Manhattan Savings Institution

About this collection

The Manhattan Savings Institution was opened in 1851 in New York City, USA. In 1942, it merged with others to form the Manhattan Savings Bank. In 1990, the Manhattan Savings Bank was acquired by Republic New York Corporation. It was merged with another of Republic’s subsidiaries – the Williamsburgh Savings Bank – with the combined business taking the Manhattan name. Republic was acquired by HSBC in 1999, and merged into HSBC Bank USA.

The Manhattan Savings Institution opened for business on 26 March 1851. The company operated as a mutual saving institution, overseen by a board of public-spirited trustees. It aimed to provide a secure place for working and middle class people to deposit their money, and USD397,000 was received in the first year. The first President was Ambrose C. Kingsland, then mayor of New York City.

The bank’s office was located at 648 Broadway in the Bowery neighbourhood. In 1855, the firm moved to larger quarters at 644 Broadway. It subsequently acquired this property, and an eight story skyscraper was built on the site in 1891. That office was converted into a branch when head office operations moved to 154 East 86th Street in 1924.

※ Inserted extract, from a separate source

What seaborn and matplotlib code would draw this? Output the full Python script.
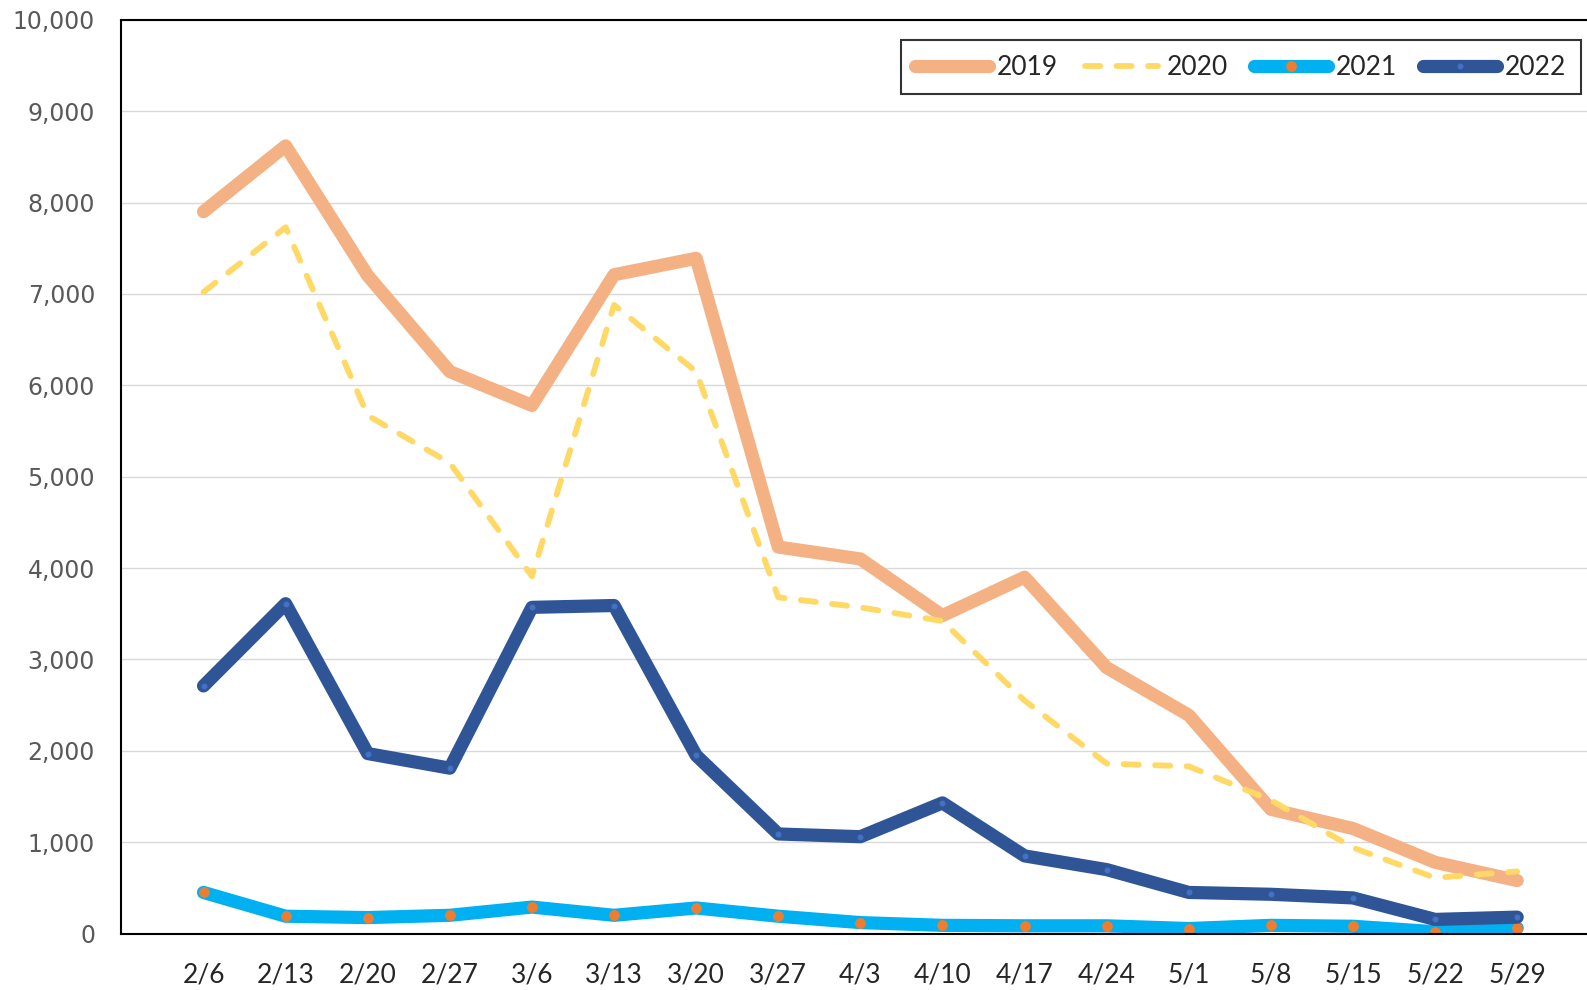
import numpy as np
import pandas as pd
import matplotlib
matplotlib.use("Agg")
import matplotlib.pyplot as plt
from matplotlib import ticker
import seaborn as sns

# fechas (eje x)
fechas = ["2/6", "2/13", "2/20", "2/27", "3/6", "3/13", "3/20", "3/27", "4/3",
          "4/10", "4/17", "4/24", "5/1", "5/8", "5/15", "5/22", "5/29"]

# valores
v2019 = [7900, 8620, 7200, 6150, 5780, 7210, 7390, 4230, 4100,
         3480, 3900, 2910, 2390, 1360, 1150, 780, 580]
v2020 = [7020, 7730, 5670, 5150, 3910, 6880, 6150, 3680, 3570,
         3420, 2550, 1860, 1830, 1460, 940, 610, 680]
v2021 = [450, 190, 175, 200, 290, 200, 280, 190, 120,
         90, 85, 85, 55, 90, 80, 20, 60]
v2022 = [2710, 3610, 1970, 1810, 3570, 3590, 1950, 1090, 1060,
         1430, 850, 700, 450, 430, 390, 155, 180]

#%%
sns.set_style("white")
fuente = ["Lato", "DejaVu Sans"]

fig = plt.figure(figsize=(15.87, 9.9), dpi=100)
ax = fig.add_axes([0.0765, 0.057, 0.9235, 0.923])

x = np.arange(len(fechas))

sns.lineplot(x=x, y=v2019, ax=ax, color="#F4B183", linewidth=9.5,
             solid_capstyle="round", solid_joinstyle="round", label="2019")
sns.lineplot(x=x, y=v2020, ax=ax, color="#FFD966", linewidth=4.2,
             dashes=False, label="2020")
ax.lines[-1].set_dashes([2.6, 2.8])
ax.lines[-1].set_dash_capstyle("round")
sns.lineplot(x=x, y=v2021, ax=ax, color="#00B0F0", linewidth=9.5,
             solid_capstyle="round", solid_joinstyle="round",
             marker="o", markersize=7, markerfacecolor="#ED7D31",
             markeredgecolor="#ED7D31", label="2021")
sns.lineplot(x=x, y=v2022, ax=ax, color="#2F5597", linewidth=9.5,
             solid_capstyle="round", solid_joinstyle="round",
             marker="o", markersize=3.5, markerfacecolor="#4472C4",
             markeredgecolor="#4472C4", label="2022")

# ejes
ax.set_xlim(-1, 16.85)
ax.set_ylim(0, 10000)
ax.set_xticks(x)
ax.set_xticklabels(fechas, fontsize=19, family=fuente)
ax.yaxis.set_major_locator(ticker.MultipleLocator(1000))
ax.yaxis.set_major_formatter(ticker.StrMethodFormatter("{x:,.0f}"))
ax.tick_params(axis="y", labelsize=17, labelcolor="#595959", length=0, pad=19)
ax.tick_params(axis="x", length=9, width=1.5, color="black", direction="out", pad=12)
ax.grid(axis="y", color="#D9D9D9", linewidth=1)
ax.set_axisbelow(True)

ax.spines["right"].set_visible(False)
for s in ["left", "bottom", "top"]:
    ax.spines[s].set_color("black")
    ax.spines[s].set_linewidth(1.5)

leg = ax.legend(loc="upper right", bbox_to_anchor=(0.996, 0.9775), ncol=4,
                frameon=True, fancybox=False, handlelength=2.8, handletextpad=0.3,
                columnspacing=1.0, borderpad=0.55, borderaxespad=0,
                prop={"family": fuente, "size": 19})
leg.get_frame().set_edgecolor("black")
leg.get_frame().set_linewidth(1.5)

fig.savefig("out.png", dpi=100)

By 1941, the Manhattan Savings Institution had deposits of USD37 million. The following year, it merged with the Metropolitan Savings Bank and Citizens Savings Bank to form the Manhattan Savings Bank, giving the institution total assets of USD100 million. Huge crowds gathered to witness the grand opening of new head office premises at 385 Madison Avenue in 1952. The firm acquired the Yonkers Savings Bank in 1977, before being acquired by Republic New York Corporation in 1990.